Doctoral Research Served Up in Three Minutes
Liam O'Leary and Lily Yee-Sloan
On the topic menu: Do Dietary Recommendations Based on Genetics Change Eating Behaviour?
How do you serve up a winning Three Minute Thesis? Ask Daiva Nielsen (pictured, right)—$1,000 prize winner of the Three Minute Thesis (3MT®) University of Toronto competition.
"I spent a lot of time focusing my overall goal," she explained. "I looked at the bigger picture and thought about the most important point to get across."
A PhD candidate in nutritional sciences, Nielsen is undertaking research to personalize nutrition to the level of genes. "It is a new field, and I wanted to get the ideas across clearly."
To prepare for the 3MT®, she practiced her talk in front of her lab group and supervisor, and then kept improving it. Ultimately, she chose her study design as the focus of her presentation.
"My study design is the gold standard. I am looking at the most direct relationship."

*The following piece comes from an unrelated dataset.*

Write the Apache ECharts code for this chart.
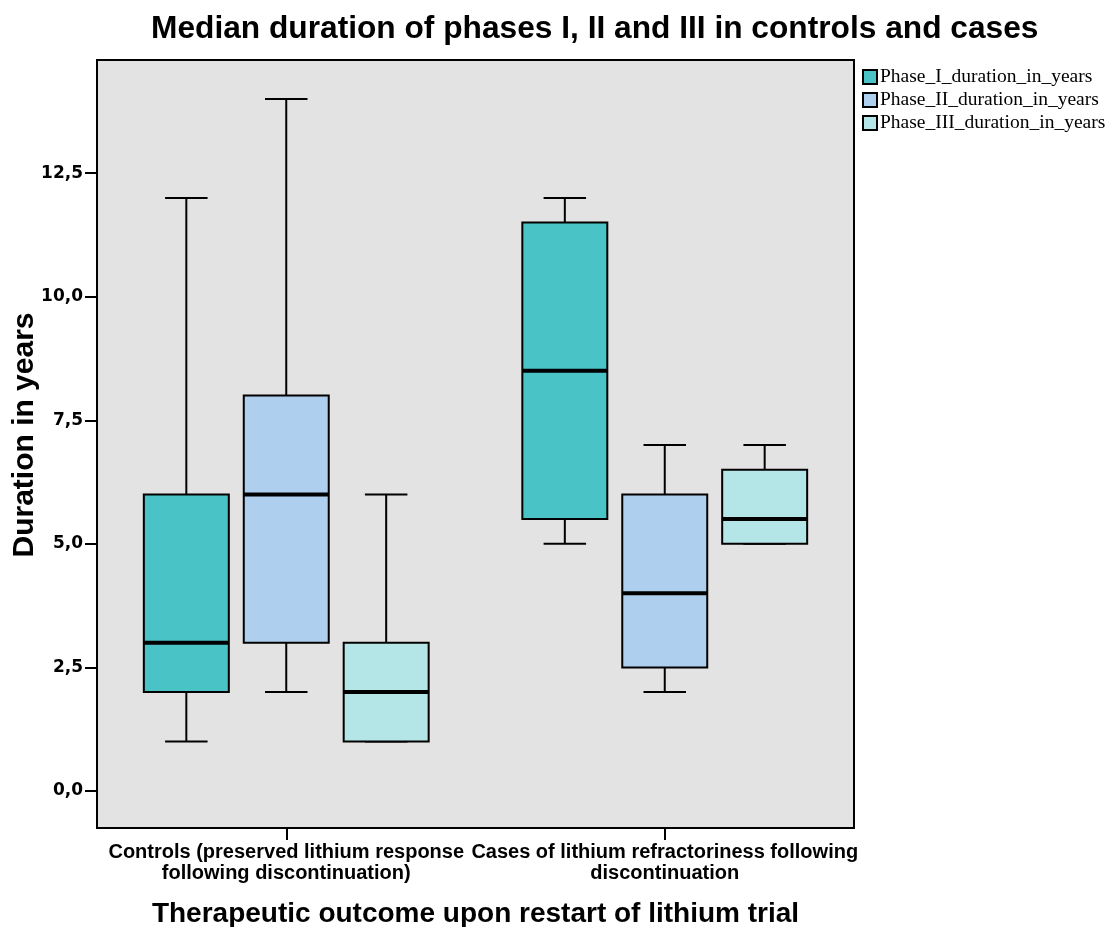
<!DOCTYPE html>
<html>
<head>
<meta charset="utf-8">
<script src="https://cdn.jsdelivr.net/npm/echarts@6/dist/echarts.min.js"></script>
<style>
  html, body { margin: 0; padding: 0; background: #fff; }
  #main { width: 1108px; height: 927px; }
</style>
</head>
<body>
<div id="main"></div>
<script>
// groups on the x axis
var groups = ['Controls (preserved lithium response\nfollowing discontinuation)',
              'Cases of lithium refractoriness following\ndiscontinuation'];
var phaseNames = ['Phase_I_duration_in_years', 'Phase_II_duration_in_years', 'Phase_III_duration_in_years'];
// [min, Q1, median, Q3, max] per group
var phase1 = [[1, 2, 3, 6, 12], [5, 5.5, 8.5, 11.5, 12]];
var phase2 = [[2, 3, 6, 8, 14], [2, 2.5, 4, 6, 7]];
var phase3 = [[1, 1, 2, 3, 6], [5, 5, 5.5, 6.5, 7]];
var yTicks = [0, 2.5, 5, 7.5, 10, 12.5];

var colors = ['#49C3C6', '#AECFEE', '#B4E6E7'];
var allPhases = [phase1, phase2, phase3];

var myChart = echarts.init(document.getElementById('main'));

function boxRenderer(k) {
    return function (params, api) {
        var cat = api.value(0);
        var band = api.size([1, 0])[0];
        var cx = api.coord([cat, 0])[0] + (k - 1) * band * 0.264;
        var w = band * 0.2245;
        var cap = w / 2;
        var y = function (i) { return api.coord([cat, api.value(i)])[1]; };
        var lo = y(1), q1 = y(2), med = y(3), q3 = y(4), hi = y(5);
        var line = { stroke: '#000', lineWidth: 2 };
        return {
            type: 'group',
            children: [
                { type: 'line', shape: { x1: cx, y1: lo, x2: cx, y2: q1 }, style: line },
                { type: 'line', shape: { x1: cx, y1: q3, x2: cx, y2: hi }, style: line },
                { type: 'line', shape: { x1: cx - cap / 2, y1: lo, x2: cx + cap / 2, y2: lo }, style: line },
                { type: 'line', shape: { x1: cx - cap / 2, y1: hi, x2: cx + cap / 2, y2: hi }, style: line },
                { type: 'rect', shape: { x: cx - w / 2, y: q3, width: w, height: q1 - q3 },
                  style: { fill: colors[k], stroke: '#000', lineWidth: 2 } },
                { type: 'line', shape: { x1: cx - w / 2, y1: med, x2: cx + w / 2, y2: med },
                  style: { stroke: '#000', lineWidth: 4 } }
            ]
        };
    };
}

var series = allPhases.map(function (rows, k) {
    return {
        name: phaseNames[k],
        type: 'custom',
        itemStyle: { color: colors[k], borderColor: '#000', borderWidth: 2 },
        encode: { x: 0, y: [1, 2, 3, 4, 5] },
        data: rows.map(function (r, i) { return [i].concat(r); }),
        renderItem: boxRenderer(k)
    };
});

var option = {
    animation: false,
    title: {
        text: 'Median duration of phases I, II and III in controls and cases',
        left: 146, top: 8,
        textStyle: { fontFamily: 'Liberation Sans', fontWeight: 'bold', fontSize: 31.7, color: '#000' }
    },
    legend: {
        orient: 'vertical',
        left: 857, top: 62,
        icon: 'rect',
        itemWidth: 14, itemHeight: 14, itemGap: 3,
        textStyle: { fontFamily: 'Liberation Serif', fontSize: 19.5, color: '#000', padding: [0, 0, 0, -2] },
        data: phaseNames
    },
    grid: {
        left: 97, right: 254, top: 60, bottom: 99,
        outerBoundsMode: 'none',
        containLabel: false,
        show: true, backgroundColor: '#E3E3E3', borderColor: '#000', borderWidth: 2
    },
    xAxis: {
        type: 'category',
        data: groups,
        axisLine: { show: false, onZero: false },
        axisTick: { show: true, alignWithLabel: true, length: 12, lineStyle: { color: '#000', width: 2 } },
        axisLabel: { interval: 0, margin: 14, color: '#000', fontFamily: 'Liberation Sans', fontWeight: 'bold', fontSize: 20, lineHeight: 21 },
        name: 'Therapeutic outcome upon restart of lithium trial',
        nameLocation: 'middle', nameGap: 72,
        nameTextStyle: { fontFamily: 'Liberation Sans', fontWeight: 'bold', fontSize: 28, color: '#000' }
    },
    yAxis: {
        type: 'value',
        min: -0.75, max: 14.79,
        splitLine: { show: false },
        axisLine: { show: false, onZero: false },
        axisTick: { show: true, length: 12, customValues: yTicks, lineStyle: { color: '#000', width: 2 } },
        axisLabel: {
            customValues: yTicks, margin: 14, color: '#000',
            fontFamily: 'DejaVu Sans', fontWeight: 'bold', fontSize: 17,
            formatter: function (v) { return v.toFixed(1).replace('.', ','); }
        },
        name: 'Duration in years',
        nameLocation: 'middle', nameGap: 57,
        nameMoveOverlap: false,
        nameTextStyle: { fontFamily: 'Liberation Sans', fontWeight: 'bold', fontSize: 30, color: '#000', padding: [0, 0, 0, 18] }
    },
    series: series
};

myChart.setOption(option);
</script>
</body>
</html>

The 3MT® challenge is to present complex research information in an engaging, accessible, and compelling way. On March 26, the School of Graduate Studies, in partnership with Student Life, hosted the 3MT®, a University-wide competition for doctoral students. Fifteen finalists from three divisional heats competed for two prizes.
As the U of T winner, Nielsen will be heading to McMaster University to participate in the 3MT® provincial competition on April 24. Nielsen will be defending U of T's championship title won last year.
How does she plan to prepare? "I will be revising my presentation slightly by incorporating some of the feedback from the judges. The new material will add enthusiasm and simplicity. It will be like a mini-Ted Talk." Nielsen likes their accessible format. "In science, it is important that other people understand our research. We need to disseminate our findings."
Joseph Bondy-Denomy agrees about the importance of accessibility. A PhD candidate in molecular genetics, his talk was about Harnessing Viruses as the Next Generation Antibiotic.
"I asked myself what someone who is outside the field of science would think." This gave him clarity for his second-place presentation. He says it is important to practice with someone who provides honest, critical feedback. "It makes all the difference."
Brian Corman, dean of graduate studies and vice-provost of graduate education, explains, "Students taking part in the 3MT® gain valuable experience in distilling their research discoveries and their impact into a three-minute talk aimed at a non-specialist audience.
"This provides them with the opportunity to develop the communications skills they need to explain their important work to the public that has supported them. The 3MT® competition allows the University of Toronto the opportunity to showcase the significant research being done by our graduate students."